[Records with drawing code]
-- begin --

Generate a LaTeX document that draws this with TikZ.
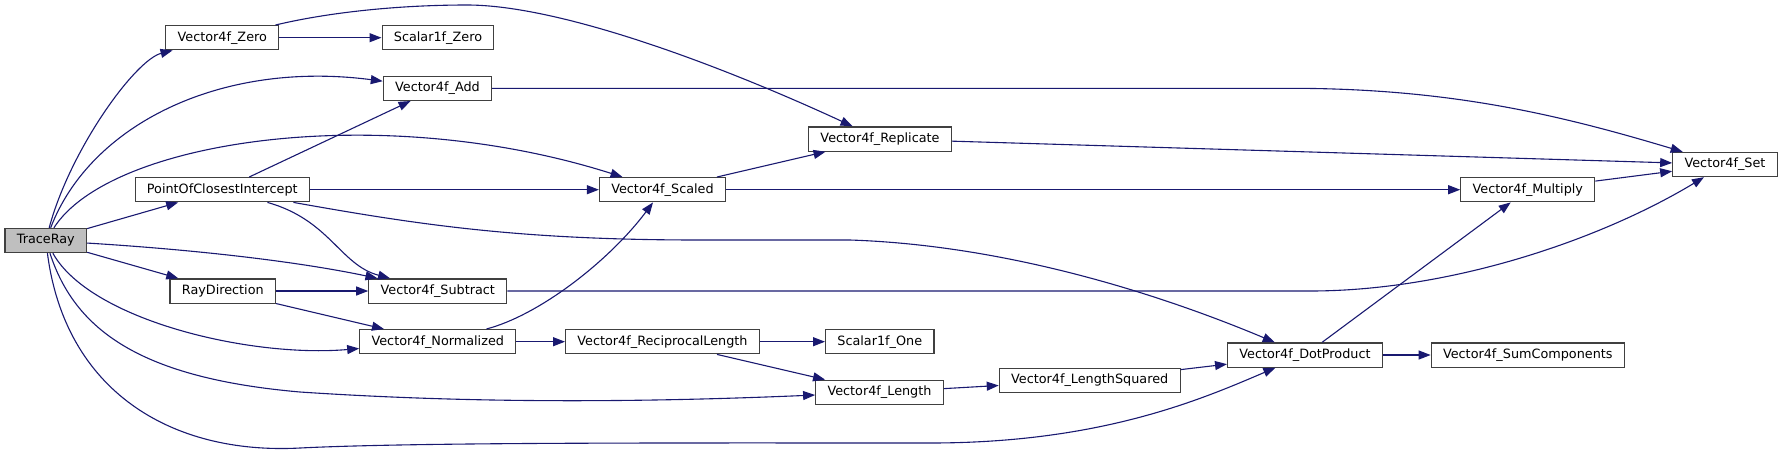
\documentclass[tikz,border=0pt]{standalone}
\usepackage{fontspec}
\setmainfont{DejaVu Sans}
\usetikzlibrary{arrows.meta}
\definecolor{edgeblue}{HTML}{191970}
\definecolor{boxgray}{HTML}{BFBFBF}
\definecolor{boxline}{HTML}{404040}

\begin{document}
\begin{tikzpicture}[x=1pt,y=-1pt,
  fn/.style={draw=boxline,line width=1.2pt,fill=white,inner xsep=11.8pt,inner ysep=0pt,minimum height=24.2pt,font=\fontsize{12.8}{14}\selectfont},
  call/.style={draw=edgeblue,line width=1.1pt,-{Triangle[length=12pt,width=9pt]}}]
\useasboundingbox (0,0) rectangle (1783,456);
\node[fn,fill=boxgray] (trace) at (45.8,240.5) {TraceRay};
\node[fn] (zero) at (222.3,37.7) {Vector4f\_Zero};
\node[fn] (szero) at (438,37.7) {Scalar1f\_Zero};
\node[fn] (add) at (437.5,88.3) {Vector4f\_Add};
\node[fn] (poci) at (222.3,189.7) {PointOfClosestIntercept};
\node[fn] (raydir) at (222.8,291) {RayDirection};
\node[fn] (sub) at (437.8,291) {Vector4f\_Subtract};
\node[fn] (norm) at (437.8,341.7) {Vector4f\_Normalized};
\node[fn] (recip) at (662.5,341.7) {Vector4f\_ReciprocalLength};
\node[fn] (scaled) at (662.5,189.7) {Vector4f\_Scaled};
\node[fn] (repl) at (880,139) {Vector4f\_Replicate};
\node[fn] (sone) at (879.8,341.7) {Scalar1f\_One};
\node[fn] (len) at (879.5,392.3) {Vector4f\_Length};
\node[fn] (lensq) at (1089.7,380.3) {Vector4f\_LengthSquared};
\node[fn] (dot) at (1305,355) {Vector4f\_DotProduct};
\node[fn] (sum) at (1527.8,355) {Vector4f\_SumComponents};
\node[fn] (mult) at (1527.8,189.7) {Vector4f\_Multiply};
\node[fn] (set) at (1725,164.5) {Vector4f\_Set};
\draw[call] (trace) .. controls (70,150) and (135,60) .. (zero);
\draw[call] (trace) .. controls (90,125) and (220,60) .. (add);
\draw[call] (trace) .. controls (110,140) and (380,100) .. (scaled);
\draw[call] (trace) -- (poci);
\draw[call] (trace) .. controls (200,250) and (300,262) .. (sub);
\draw[call] (trace) -- (raydir);
\draw[call] (trace) .. controls (90,320) and (250,358) .. (norm);
\draw[call] (trace) .. controls (75,330) and (140,378) .. (300,392) .. controls (480,404) and (650,402) .. (len);
\draw[call] (trace) .. controls (65,390) and (170,455) .. (300,448) .. controls (420,442) and (700,443) .. (930,443) .. controls (1100,443) and (1200,400) .. (dot);
\draw[call] (zero) -- (szero);
\draw[call] (zero) .. controls (330,12) and (400,5) .. (467,5) .. controls (560,5) and (720,65) .. (repl);
\draw[call] (add) -- (1290,88.3) .. controls (1450,88.3) and (1560,115) .. (set);
\draw[call] (poci) -- (add);
\draw[call] (poci) -- (scaled);
\draw[call] (poci) .. controls (330,220) and (340,265) .. (sub);
\draw[call] (poci) .. controls (420,225) and (520,240) .. (700,240) -- (850,240) .. controls (1000,245) and (1150,290) .. (dot);
\draw[call] (raydir) -- (sub);
\draw[call] (raydir) -- (norm);
\draw[call] (norm) .. controls (540,315) and (610,260) .. (scaled);
\draw[call] (norm) -- (recip);
\draw[call] (sub) -- (1310,291) .. controls (1450,291) and (1600,240) .. (set);
\draw[call] (scaled) -- (repl);
\draw[call] (scaled) -- (mult);
\draw[call] (repl) -- (set);
\draw[call] (mult) -- (set);
\draw[call] (recip) -- (sone);
\draw[call] (recip) -- (len);
\draw[call] (len) -- (lensq);
\draw[call] (lensq) -- (dot);
\draw[call] (dot) -- (mult);
\draw[call] (dot) -- (sum);
\end{tikzpicture}
\end{document}
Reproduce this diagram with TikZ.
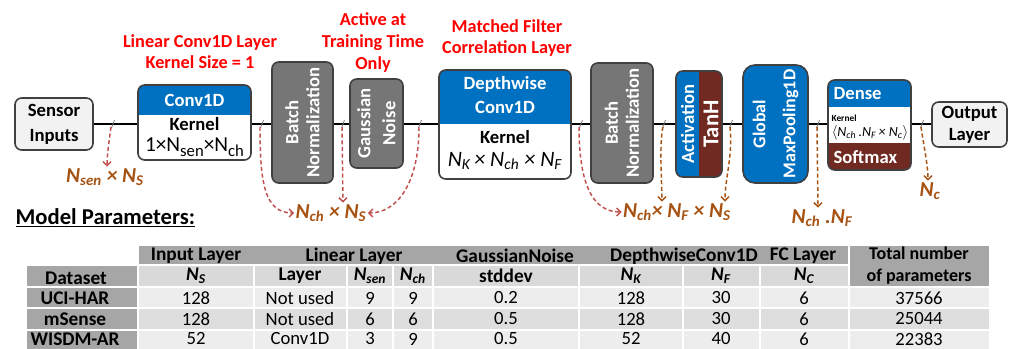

-- end --

# [What is expected]
An exact transcription of all the entries is required, without the pictures.

# [Written reply]
Generate a LaTeX document that draws this with TikZ.
\documentclass[tikz,border=0pt]{standalone}
\usepackage{fontspec}
\setmainfont{DejaVu Sans}
\usetikzlibrary{arrows.meta}
\definecolor{edgeblue}{HTML}{191970}
\definecolor{boxgray}{HTML}{BFBFBF}
\definecolor{boxline}{HTML}{404040}

\begin{document}
\begin{tikzpicture}[x=1pt,y=-1pt,
  fn/.style={draw=boxline,line width=1.2pt,fill=white,inner xsep=11.8pt,inner ysep=0pt,minimum height=24.2pt,font=\fontsize{12.8}{14}\selectfont},
  call/.style={draw=edgeblue,line width=1.1pt,-{Triangle[length=12pt,width=9pt]}}]
\useasboundingbox (0,0) rectangle (1783,456);
\node[fn,fill=boxgray] (trace) at (45.8,240.5) {TraceRay};
\node[fn] (zero) at (222.3,37.7) {Vector4f\_Zero};
\node[fn] (szero) at (438,37.7) {Scalar1f\_Zero};
\node[fn] (add) at (437.5,88.3) {Vector4f\_Add};
\node[fn] (poci) at (222.3,189.7) {PointOfClosestIntercept};
\node[fn] (raydir) at (222.8,291) {RayDirection};
\node[fn] (sub) at (437.8,291) {Vector4f\_Subtract};
\node[fn] (norm) at (437.8,341.7) {Vector4f\_Normalized};
\node[fn] (recip) at (662.5,341.7) {Vector4f\_ReciprocalLength};
\node[fn] (scaled) at (662.5,189.7) {Vector4f\_Scaled};
\node[fn] (repl) at (880,139) {Vector4f\_Replicate};
\node[fn] (sone) at (879.8,341.7) {Scalar1f\_One};
\node[fn] (len) at (879.5,392.3) {Vector4f\_Length};
\node[fn] (lensq) at (1089.7,380.3) {Vector4f\_LengthSquared};
\node[fn] (dot) at (1305,355) {Vector4f\_DotProduct};
\node[fn] (sum) at (1527.8,355) {Vector4f\_SumComponents};
\node[fn] (mult) at (1527.8,189.7) {Vector4f\_Multiply};
\node[fn] (set) at (1725,164.5) {Vector4f\_Set};
\draw[call] (trace) .. controls (70,150) and (135,60) .. (zero);
\draw[call] (trace) .. controls (90,125) and (220,60) .. (add);
\draw[call] (trace) .. controls (110,140) and (380,100) .. (scaled);
\draw[call] (trace) -- (poci);
\draw[call] (trace) .. controls (200,250) and (300,262) .. (sub);
\draw[call] (trace) -- (raydir);
\draw[call] (trace) .. controls (90,320) and (250,358) .. (norm);
\draw[call] (trace) .. controls (75,330) and (140,378) .. (300,392) .. controls (480,404) and (650,402) .. (len);
\draw[call] (trace) .. controls (65,390) and (170,455) .. (300,448) .. controls (420,442) and (700,443) .. (930,443) .. controls (1100,443) and (1200,400) .. (dot);
\draw[call] (zero) -- (szero);
\draw[call] (zero) .. controls (330,12) and (400,5) .. (467,5) .. controls (560,5) and (720,65) .. (repl);
\draw[call] (add) -- (1290,88.3) .. controls (1450,88.3) and (1560,115) .. (set);
\draw[call] (poci) -- (add);
\draw[call] (poci) -- (scaled);
\draw[call] (poci) .. controls (330,220) and (340,265) .. (sub);
\draw[call] (poci) .. controls (420,225) and (520,240) .. (700,240) -- (850,240) .. controls (1000,245) and (1150,290) .. (dot);
\draw[call] (raydir) -- (sub);
\draw[call] (raydir) -- (norm);
\draw[call] (norm) .. controls (540,315) and (610,260) .. (scaled);
\draw[call] (norm) -- (recip);
\draw[call] (sub) -- (1310,291) .. controls (1450,291) and (1600,240) .. (set);
\draw[call] (scaled) -- (repl);
\draw[call] (scaled) -- (mult);
\draw[call] (repl) -- (set);
\draw[call] (mult) -- (set);
\draw[call] (recip) -- (sone);
\draw[call] (recip) -- (len);
\draw[call] (len) -- (lensq);
\draw[call] (lensq) -- (dot);
\draw[call] (dot) -- (mult);
\draw[call] (dot) -- (sum);
\end{tikzpicture}
\end{document}
Reproduce this diagram with TikZ.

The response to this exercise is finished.